Jonathan Livingston Seagull by Richard Bach

BOOK REVIEW:

How many times have you looked at your bookshelves and drifted past well-read books covered in dust without much hope of being reread?

It was by chance that my finger brushed upon this long ago favourite and as Christmas approaches this is the type of feel-good novel for that most magical time.

Jonathon Livingston Seagull is an allegorical fable novella written by author Richard Bach and illustrated by Russell Munson.

This book was recommended to me by friends in college, so memories are tinted with that youthful exuberance that we all feel when we realise we are becoming who we will be.

Jonathan Livingston Seagull is a book about the dreams, hopes, a search for freedom, perseverance, confidence, a sense of achievement, ambition, humility and respect of one young seagull.

His parents and flock do not understand him; although he respects his parents and elders he never wavers in his personal goals.

Soar with thoughts of wind and wonder as you see the sea and sky and people shrink to small dots; this is a book that can change your life – read it twice.

Bach said the book came to him as “a visionesque spooky thing”.

He stopped after he wrote 10 pages and didn’t pick it up again for a few years.

The book was rejected by several publishers before Eleanor Friede at Macmillan said: “I think it has a chance of growing into a long-lasting standard book for readers of all ages”.

She convinced Macmillan to buy it.

Book sellers didn’t know how to classify it.

Nature, religion, photography, children’s books?

The advice they received was “put it next to the cash register”.

Jonathan is a seagull like any other but with one difference; the other gulls fly for food – he loves to fly so that he can explore, overcome his limitations, learn new skills and have the freedom to be himself.

Here are 10 self-realisation lessons we can learn from Jonathan Livingston Seagull.

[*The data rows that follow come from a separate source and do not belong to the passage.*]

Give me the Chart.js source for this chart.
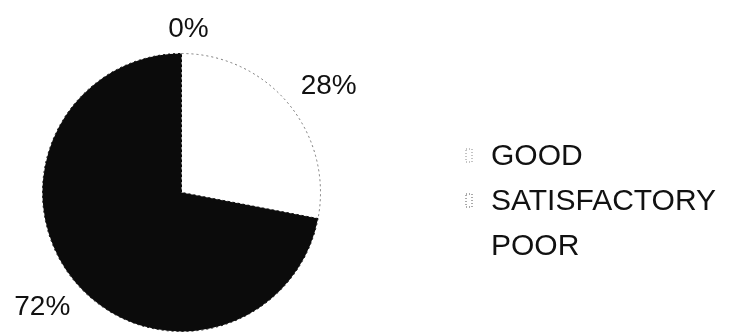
<!DOCTYPE html>
<html>
<head>
<meta charset="utf-8">
<script src="https://cdn.jsdelivr.net/npm/chart.js@4/dist/chart.umd.min.js"></script>
<style>
  html, body { margin: 0; padding: 0; background: #fff; }
  #wrap { width: 731px; height: 333px; position: relative; }
</style>
</head>
<body>
<div id="wrap"><canvas id="pieChart" width="731" height="333"></canvas></div>
<script>
// ratings split
const categories = ["GOOD", "SATISFACTORY", "POOR"];
const shares = [28, 72, 0];
const shareLabels = ["28%", "72%", "0%"];

const sliceColors = ["#ffffff", "#0b0b0b", "#ffffff"];

// percent labels placed just outside the rim
const outsideLabels = {
  id: "outsideLabels",
  afterDatasetsDraw(chart, args, opts) {
    const ctx = chart.ctx;
    const meta = chart.getDatasetMeta(0);
    ctx.save();
    ctx.font = "28px 'Liberation Sans', Arial, sans-serif";
    ctx.fillStyle = "#111";
    ctx.textAlign = "center";
    ctx.textBaseline = "middle";
    meta.data.forEach((arc, i) => {
      const p = arc.getProps(["x", "y", "startAngle", "endAngle", "outerRadius"], true);
      const mid = (p.startAngle + p.endAngle) / 2;
      const shift = opts.shift[i] || [0, 0];
      const tx = p.x + Math.cos(mid) * p.outerRadius * opts.factor + shift[0];
      const ty = p.y + Math.sin(mid) * p.outerRadius * opts.factor + shift[1];
      ctx.fillText(shareLabels[i], tx, ty);
    });
    ctx.restore();
  }
};

// legend on the right, drawn by hand so it sits where the original is
const sideLegend = {
  id: "sideLegend",
  afterDraw(chart, args, opts) {
    const ctx = chart.ctx;
    ctx.save();
    ctx.font = "30px 'Liberation Sans', Arial, sans-serif";
    ctx.textBaseline = "middle";
    ctx.textAlign = "left";
    categories.forEach((name, i) => {
      const y = opts.top + i * opts.step;
      if (opts.markers[i]) {
        ctx.strokeStyle = opts.markers[i];
        ctx.lineWidth = 1;
        ctx.setLineDash([1, 2]);
        ctx.strokeRect(opts.x - 25, y - 7, 6, 13);
        ctx.setLineDash([]);
      }
      ctx.fillStyle = "#111";
      ctx.fillText(name, opts.x, y + 1);
    });
    ctx.restore();
  }
};

const ctx = document.getElementById("pieChart").getContext("2d");
const chart = new Chart(ctx, {
  type: "pie",
  data: {
    labels: categories,
    datasets: [{
      data: shares,
      backgroundColor: sliceColors,
      borderColor: ["#777", "#0b0b0b", "#777"],
      borderWidth: 1,
      borderDash: [2, 3]
    }]
  },
  options: {
    responsive: false,
    animation: false,
    layout: { padding: { left: 42, top: 53, right: 410, bottom: 1 } },
    plugins: {
      legend: { display: false },
      tooltip: { enabled: false },
      outsideLabels: {
        factor: 1.3,
        shift: [[8, 9], [0, 0], [7, 17]]
      },
      sideLegend: {
        x: 491,
        top: 156,
        step: 45,
        markers: ["#888", "#555", null]
      }
    }
  },
  plugins: [outsideLabels, sideLegend]
});
</script>
</body>
</html>
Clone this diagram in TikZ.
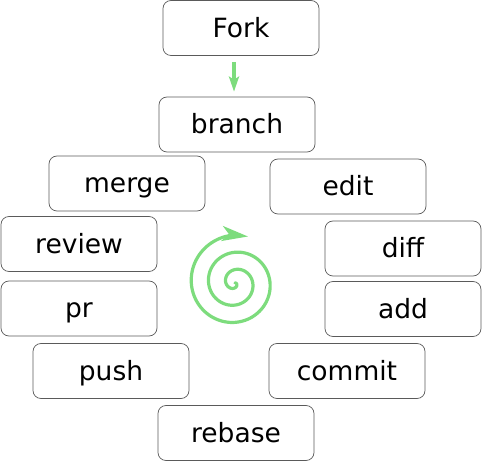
\documentclass[tikz,border=0pt]{standalone}
\usepackage{fontspec}
\setmainfont{DejaVu Sans}
\usetikzlibrary{arrows.meta}
\definecolor{lgreen}{RGB}{125,220,125}
\definecolor{boxgray}{RGB}{90,90,90}
\begin{document}
\begin{tikzpicture}[x=1pt,y=-1pt,
  stepbox/.style={draw=boxgray, line width=0.7pt, rounded corners=8pt,
    minimum width=156pt, minimum height=55pt, inner sep=0pt,
    text height=23pt, text depth=4pt,
    font=\fontsize{26.5}{30}\selectfont},
  flow/.style={draw=lgreen, line width=3.5pt, -{Stealth[length=15pt,width=10pt,inset=3pt]}},
  spiral/.style={draw=lgreen, line width=3.2pt, line cap=round, -{Stealth[length=26pt,width=15pt,inset=7pt]}}]
\useasboundingbox (0,0) rectangle (482,462);
\node[stepbox] (fork) at (241,28) {Fork};
\node[stepbox] (branch) at (237,124.5) {branch};
\node[stepbox] (merge) at (127,183.5) {merge};
\node[stepbox] (edit) at (348,186.5) {edit};
\node[stepbox] (review) at (79,244) {review};
\node[stepbox] (diff) at (403,248.5) {diff};
\node[stepbox] (pr) at (79,308.5) {pr};
\node[stepbox] (add) at (403,309) {add};
\node[stepbox] (push) at (111,371) {push};
\node[stepbox] (commit) at (347,371) {commit};
\node[stepbox] (rebase) at (236,433) {rebase};
\draw[flow, shorten <=6pt, shorten >=5pt] (fork.south -| 234,0) -- (branch.north -| 234,0);
\coordinate (sptip) at (248,236.5);
\draw[spiral] plot[domain=0:1000, samples=500, variable=\t]
  ({235 + 0.048*\t*cos(1090-\t)}, {283 - 0.048*\t*sin(1090-\t)}) -- (sptip);
\end{tikzpicture}
\end{document}
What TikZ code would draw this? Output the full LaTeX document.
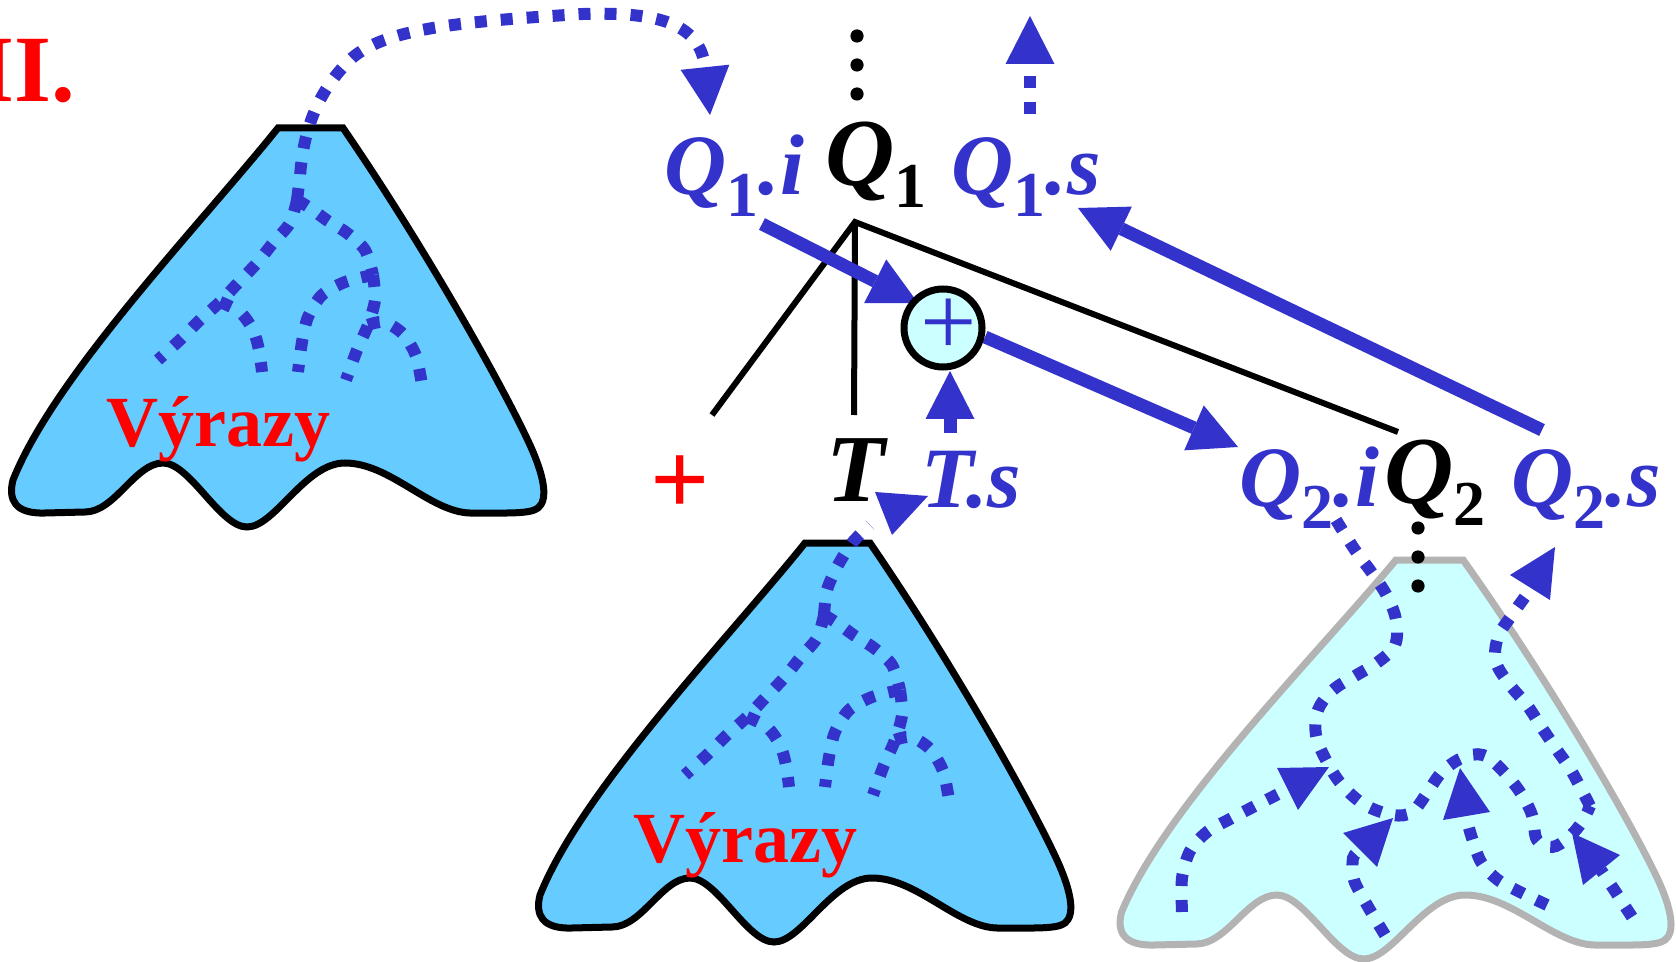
\documentclass[tikz,border=0pt]{standalone}
\usepackage{fontspec}
\setmainfont{Liberation Serif}
\usetikzlibrary{arrows.meta}
\definecolor{myblue}{HTML}{3333CC}
\definecolor{treeblue}{HTML}{66CCFF}
\definecolor{lightcyan}{HTML}{CCFFFF}
\definecolor{treegray}{HTML}{B3B3B3}
\definecolor{myred}{HTML}{FF0000}

\newcommand\mysub[1]{\raisebox{-11pt}{\fontsize{32pt}{32pt}\selectfont\upshape\bfseries #1}}

\newcommand\DrawTree[1]{%
  \path[#1] (278,128) -- (343,128) .. controls (420,240) and (500,380) .. (530,445)
    .. controls (545,478) and (548,500) .. (538,508) .. controls (530,514) and (510,513) .. (470,513)
    .. controls (430,512) and (390,463) .. (345,463) .. controls (305,463) and (275,527) .. (247,527)
    .. controls (220,527) and (190,463) .. (163,463) .. controls (135,463) and (115,512) .. (85,512)
    -- (45,513) .. controls (15,514) and (8,500) .. (13,480)
    .. controls (55,375) and (200,225) .. (278,128) -- cycle;}

\newcommand\DrawBranches{%
  \draw[dots] plot[smooth] coordinates {(297,200) (290,223) (273,243) (257,263) (238,283) (220,302) (200,320) (182,338) (158,360)};
  \draw[dots] plot[smooth] coordinates {(220,302) (240,312) (253,330) (259,350) (262,372)};
  \draw[dots] plot[smooth] coordinates {(297,200) (310,208) (328,221) (347,233) (365,250) (373,275)};
  \draw[dots] plot[smooth] coordinates {(373,275) (345,282) (322,295) (308,317) (302,342) (298,372)};
  \draw[dots] plot[smooth] coordinates {(373,275) (375,300) (368,325) (357,350) (346,380)};
  \draw[dots] plot[smooth] coordinates {(368,325) (384,322) (403,334) (416,356) (422,385)};}

\begin{document}
\begin{tikzpicture}[x=0.5pt,y=-0.5pt,
  treeA/.style={fill=treeblue, draw=black, line width=3.5pt},
  treeB/.style={fill=lightcyan, draw=treegray, line width=3.5pt},
  dots/.style={draw=myblue, line width=6pt, dash pattern=on 6pt off 7pt},
  bigtip/.style={-{Triangle[length=24pt,width=24.5pt,line width=0pt]}},
  solidarrow/.style={draw=myblue, line width=6.5pt, bigtip},
  blk/.style={draw=black, line width=3pt},
  blab/.style={anchor=base west, inner sep=0pt, text=myblue, font=\fontsize{43pt}{43pt}\selectfont\bfseries\itshape},
  klab/.style={anchor=base west, inner sep=0pt, text=black, font=\fontsize{48pt}{48pt}\selectfont\bfseries\itshape},
  vyr/.style={anchor=base west, inner sep=0pt, text=myred, font=\fontsize{36pt}{36pt}\selectfont\bfseries},
  head/.style={fill=myblue}
]
\useasboundingbox (0,0) rectangle (1676,962);

% trees
\DrawTree{treeA}
\begin{scope}[shift={(527,415)}]\DrawTree{treeA}\end{scope}
\begin{scope}[shift={(1119,432)}]
  \begin{scope}[shift={(310,0)}, xscale=1.035, shift={(-310,0)}]\DrawTree{treeB}\end{scope}
\end{scope}

\node[vyr] (vyr1) at (106,447) {Výrazy};
\node[vyr] (vyr2) at (633,862) {Výrazy};

% internal flows, tree 1 and tree 2
\DrawBranches
\begin{scope}[shift={(527,415)}]
  \DrawBranches
  \draw[dots] plot[smooth] coordinates {(297,200) (300,175) (310,152) (325,128) (343,110)};
\end{scope}
\fill[head] (875,492) -- (928,496) -- (892,535) -- cycle;

% arc from tree 1 to Q1.i
\draw[dots, bigtip] (297,200) -- (300,177) .. controls (303,130) and (318,90) .. (352,58)
  .. controls (385,30) and (450,22) .. (583,14) .. controls (650,12) and (700,20) .. (710,115);

% tree 3 flows
\draw[dots] plot[smooth, tension=0.6] coordinates {(1336,520) (1355,550) (1372,573) (1387,596) (1396,620) (1395,645) (1378,662) (1355,676) (1333,690) (1318,710) (1316,735) (1326,760) (1342,785) (1365,805) (1393,815) (1412,812) (1427,793) (1442,772) (1462,758) (1483,755) (1502,770) (1520,792) (1532,815) (1537,840) (1552,847) (1568,838) (1582,822) (1590,806)};
\draw[dots] plot[smooth, tension=0.6] coordinates {(1590,806) (1572,772) (1557,750) (1542,728) (1527,705) (1510,685) (1496,662) (1498,637) (1512,615) (1530,590)};
\fill[head] (1510,575) -- (1555,547) -- (1550,600) -- cycle;
\draw[dots] plot[smooth] coordinates {(1182,912) (1182,878) (1190,851) (1207,832) (1230,819) (1253,807) (1288,789)};
\fill[head] (1277,768) -- (1329,767) -- (1298,810) -- cycle;
\draw[dots] plot[smooth] coordinates {(1385,935) (1367,905) (1354,880) (1353,858) (1360,850)};
\fill[head] (1343,833) -- (1393,818) -- (1377,867) -- cycle;
\draw[dots] plot[smooth] coordinates {(1547,905) (1522,893) (1498,880) (1481,862) (1471,835) (1466,816)};
\fill[head] (1443,820) -- (1490,812) -- (1460,768) -- cycle;
\draw[dots] plot[smooth] coordinates {(1632,917) (1613,888) (1601,870)};
\fill[head] (1620,855) -- (1583,885) -- (1572,833) -- cycle;

% vertical dots
\foreach \yy in {36,65,94} \fill (857,\yy) circle[radius=3.3pt];
\foreach \yy in {528,557,586} \fill (1418,\yy) circle[radius=3.3pt];

% labels
\node[anchor=base east, inner sep=0pt, text=myred, font=\fontsize{47.5pt}{47.5pt}\selectfont\bfseries] (title) at (76,102) {II.};
\node[blab] (q1i) at (664,195) {Q\mysub{1}.i};
\node[klab] (q1) at (825,186) {Q\mysub{1}};
\node[blab] (q1s) at (951,195) {Q\mysub{1}.s};
\node[klab] (t) at (826,502) {T};
\node[blab] (ts) at (921,508) {T.s};
\node[blab] (q2i) at (1239,507) {Q\mysub{2}.i};
\node[klab] (q2) at (1384,503) {Q\mysub{2}};
\node[blab] (q2s) at (1511,507) {Q\mysub{2}.s};
\node[inner sep=0pt, text=myred, font=\fontsize{52pt}{52pt}\selectfont\bfseries] (opred) at (680,485) {+};

% black tree lines
\coordinate (apex) at (855,222);
\coordinate (eplus) at (712,415);
\coordinate (et) at (854,415);
\coordinate (eq2) at (1398,432);
\draw[blk] (eplus) -- (apex) -- (eq2);
\draw[blk] (apex) -- (et);

% Q1.s up arrow
\coordinate (up0) at (1030,114);
\coordinate (up1) at (1030,16);
\draw[dots, bigtip] (up0) -- (up1);

% solid arrows
\coordinate (a1s) at (762,224); \coordinate (a1e) at (918,303);
\draw[solidarrow] (a1s) -- (a1e);
\coordinate (a2s) at (950,433); \coordinate (a2e) at (950,371);
\draw[solidarrow] (a2s) -- (a2e);
\coordinate (a3s) at (985,337); \coordinate (a3e) at (1238,447);
\draw[solidarrow] (a3s) -- (a3e);
\coordinate (a4s) at (1542,430); \coordinate (a4e) at (1078,208);
\draw[solidarrow] (a4s) -- (a4e);

% circle with plus
\node[circle, draw=black, line width=3.5pt, fill=lightcyan, minimum size=39pt, inner sep=0pt] (oplus) at (943,328) {};
\node[inner sep=0pt, text=myblue, font=\fontsize{50pt}{50pt}\selectfont] (opsym) at (949,327) {+};
\end{tikzpicture}
\end{document}
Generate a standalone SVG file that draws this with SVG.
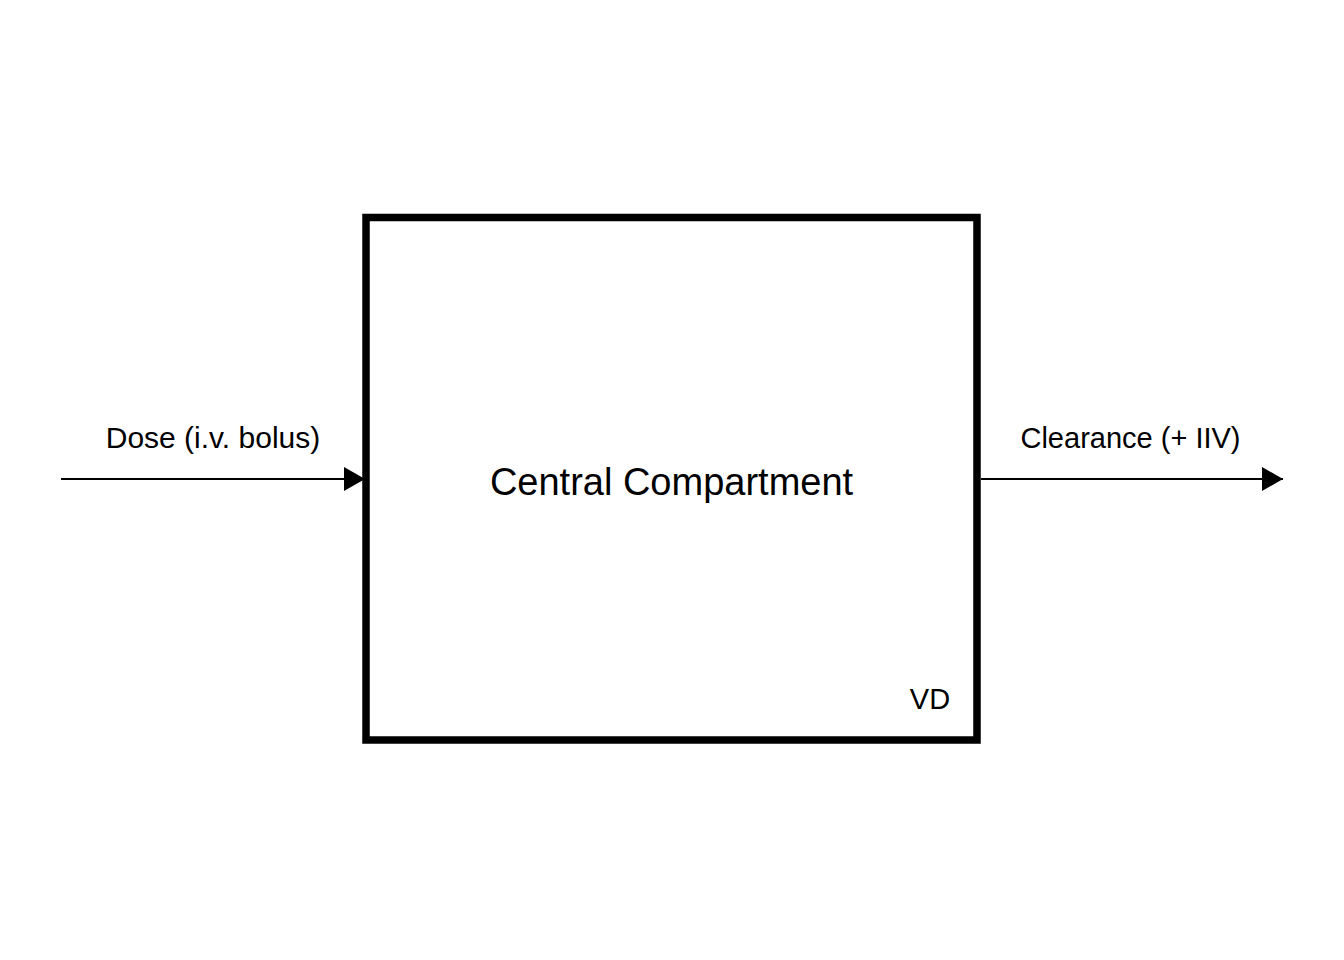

  • 1. Don’t believe what your eyes are telling you; look with your understanding.
  • 2. Most gulls don’t bother to learn more than the simplest facts; for this gull it was not eating that mattered, but flight.
  • 3. We can lift ourselves out of ignorance, we can find ourselves as creatures of excellence, intelligence, and skill.
  • 4. Do you have any idea how many lives we must have gone through before we even got the first idea that there is more to life than eating, or fighting or power in the flock?
  • 5. We choose our next world through what we learn in this one.
  • 6. You’ve got to understand that a seagull is an unlimited idea of freedom, an image, and your whole body, from wingtip to wingtip, is nothing more than your thought itself.
  • 7. You have the freedom to be yourself, your true self, here and now, and nothing can stand in your way.
  • 8. See the real gull – the good in everyone – and help them see it in themselves.
  • 9. His one sorrow was not solitude; it was that other gulls refused to believe the glory of flight that awaited them.
  • 10. Jonathan Seagull discovered that boredom and fear and anger are the reasons that a gull’s life is so short.